» Supplied data
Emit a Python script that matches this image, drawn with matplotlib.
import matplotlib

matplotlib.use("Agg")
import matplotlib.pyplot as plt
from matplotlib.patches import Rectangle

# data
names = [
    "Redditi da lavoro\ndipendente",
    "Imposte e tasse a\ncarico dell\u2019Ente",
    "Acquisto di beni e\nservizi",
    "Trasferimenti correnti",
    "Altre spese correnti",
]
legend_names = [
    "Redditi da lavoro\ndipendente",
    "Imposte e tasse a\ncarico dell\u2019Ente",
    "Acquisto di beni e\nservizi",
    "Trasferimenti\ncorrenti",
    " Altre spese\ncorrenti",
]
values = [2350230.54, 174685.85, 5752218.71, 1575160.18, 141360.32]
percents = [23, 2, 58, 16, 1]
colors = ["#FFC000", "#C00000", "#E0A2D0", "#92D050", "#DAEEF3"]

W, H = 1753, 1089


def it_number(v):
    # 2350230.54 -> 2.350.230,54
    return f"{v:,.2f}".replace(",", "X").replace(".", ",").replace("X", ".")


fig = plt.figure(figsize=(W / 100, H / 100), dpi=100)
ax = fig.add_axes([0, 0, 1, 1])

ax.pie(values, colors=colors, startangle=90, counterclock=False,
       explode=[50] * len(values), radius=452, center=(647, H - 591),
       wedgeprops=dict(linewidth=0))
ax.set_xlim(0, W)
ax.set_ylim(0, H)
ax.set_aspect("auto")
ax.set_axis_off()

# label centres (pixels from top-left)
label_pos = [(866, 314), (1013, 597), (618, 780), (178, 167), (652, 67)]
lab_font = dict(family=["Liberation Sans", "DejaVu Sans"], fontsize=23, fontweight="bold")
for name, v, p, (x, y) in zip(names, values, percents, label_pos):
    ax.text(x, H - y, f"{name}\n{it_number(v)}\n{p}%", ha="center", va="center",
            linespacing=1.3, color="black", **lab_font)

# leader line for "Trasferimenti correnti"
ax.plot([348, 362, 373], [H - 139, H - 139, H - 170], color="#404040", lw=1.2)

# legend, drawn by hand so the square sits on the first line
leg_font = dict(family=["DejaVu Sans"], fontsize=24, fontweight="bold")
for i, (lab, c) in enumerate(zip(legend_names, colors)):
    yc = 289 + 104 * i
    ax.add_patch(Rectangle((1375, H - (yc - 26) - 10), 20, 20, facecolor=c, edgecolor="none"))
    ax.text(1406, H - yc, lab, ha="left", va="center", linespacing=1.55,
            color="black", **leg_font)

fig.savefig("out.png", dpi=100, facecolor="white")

==

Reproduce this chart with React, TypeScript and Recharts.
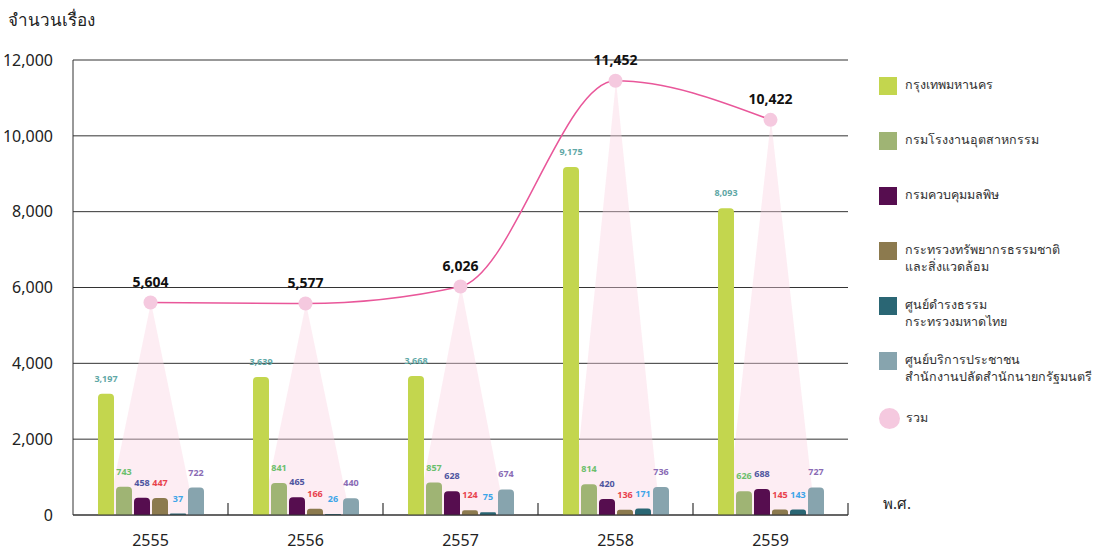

---

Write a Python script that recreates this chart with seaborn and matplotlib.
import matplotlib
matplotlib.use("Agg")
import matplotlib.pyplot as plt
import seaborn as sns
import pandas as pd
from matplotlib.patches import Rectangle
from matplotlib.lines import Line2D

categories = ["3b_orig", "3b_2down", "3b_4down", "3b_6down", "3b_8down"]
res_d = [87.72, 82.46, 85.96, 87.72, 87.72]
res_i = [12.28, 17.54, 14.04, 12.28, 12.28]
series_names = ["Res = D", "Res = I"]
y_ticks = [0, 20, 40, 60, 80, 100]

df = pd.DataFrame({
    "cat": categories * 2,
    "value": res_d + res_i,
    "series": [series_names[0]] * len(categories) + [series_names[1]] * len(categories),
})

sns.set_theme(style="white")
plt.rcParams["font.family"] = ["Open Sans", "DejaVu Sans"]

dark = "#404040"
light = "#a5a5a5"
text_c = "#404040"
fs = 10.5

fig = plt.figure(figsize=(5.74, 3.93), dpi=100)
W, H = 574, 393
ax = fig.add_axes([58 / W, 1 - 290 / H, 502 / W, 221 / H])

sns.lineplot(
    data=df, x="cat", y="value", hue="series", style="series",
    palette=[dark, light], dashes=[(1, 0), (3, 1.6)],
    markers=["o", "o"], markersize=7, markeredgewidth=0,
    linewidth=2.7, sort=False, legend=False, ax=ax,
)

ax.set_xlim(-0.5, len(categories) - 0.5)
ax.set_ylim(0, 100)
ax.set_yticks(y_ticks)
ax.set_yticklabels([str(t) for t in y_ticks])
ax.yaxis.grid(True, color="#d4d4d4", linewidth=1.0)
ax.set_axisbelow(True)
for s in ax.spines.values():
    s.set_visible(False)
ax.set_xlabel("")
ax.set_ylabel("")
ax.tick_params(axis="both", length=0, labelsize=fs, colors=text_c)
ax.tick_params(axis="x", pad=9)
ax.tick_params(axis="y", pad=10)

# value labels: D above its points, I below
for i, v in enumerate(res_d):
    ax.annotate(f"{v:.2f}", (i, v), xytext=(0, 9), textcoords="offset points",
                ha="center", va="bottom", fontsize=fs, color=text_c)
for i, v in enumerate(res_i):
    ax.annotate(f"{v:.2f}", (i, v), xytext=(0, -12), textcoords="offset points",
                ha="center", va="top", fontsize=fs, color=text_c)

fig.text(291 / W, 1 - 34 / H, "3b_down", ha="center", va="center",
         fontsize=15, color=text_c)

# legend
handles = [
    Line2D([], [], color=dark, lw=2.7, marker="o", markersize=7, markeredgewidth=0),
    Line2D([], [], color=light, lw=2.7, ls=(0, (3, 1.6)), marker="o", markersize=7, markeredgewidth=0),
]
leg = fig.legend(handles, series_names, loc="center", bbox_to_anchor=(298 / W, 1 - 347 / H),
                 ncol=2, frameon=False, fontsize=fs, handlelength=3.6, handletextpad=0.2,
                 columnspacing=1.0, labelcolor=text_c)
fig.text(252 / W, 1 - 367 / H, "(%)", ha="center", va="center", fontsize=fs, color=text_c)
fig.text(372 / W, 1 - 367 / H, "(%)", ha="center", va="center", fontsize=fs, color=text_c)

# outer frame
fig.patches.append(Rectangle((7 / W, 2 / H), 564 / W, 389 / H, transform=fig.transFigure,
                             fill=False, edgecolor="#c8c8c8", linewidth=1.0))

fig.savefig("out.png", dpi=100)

» Set exercise
Lines from the records above that hold "drawn" are the ones to list.

» The reply
Emit a Python script that matches this image, drawn with matplotlib.
# legend, drawn by hand so the square sits on the first line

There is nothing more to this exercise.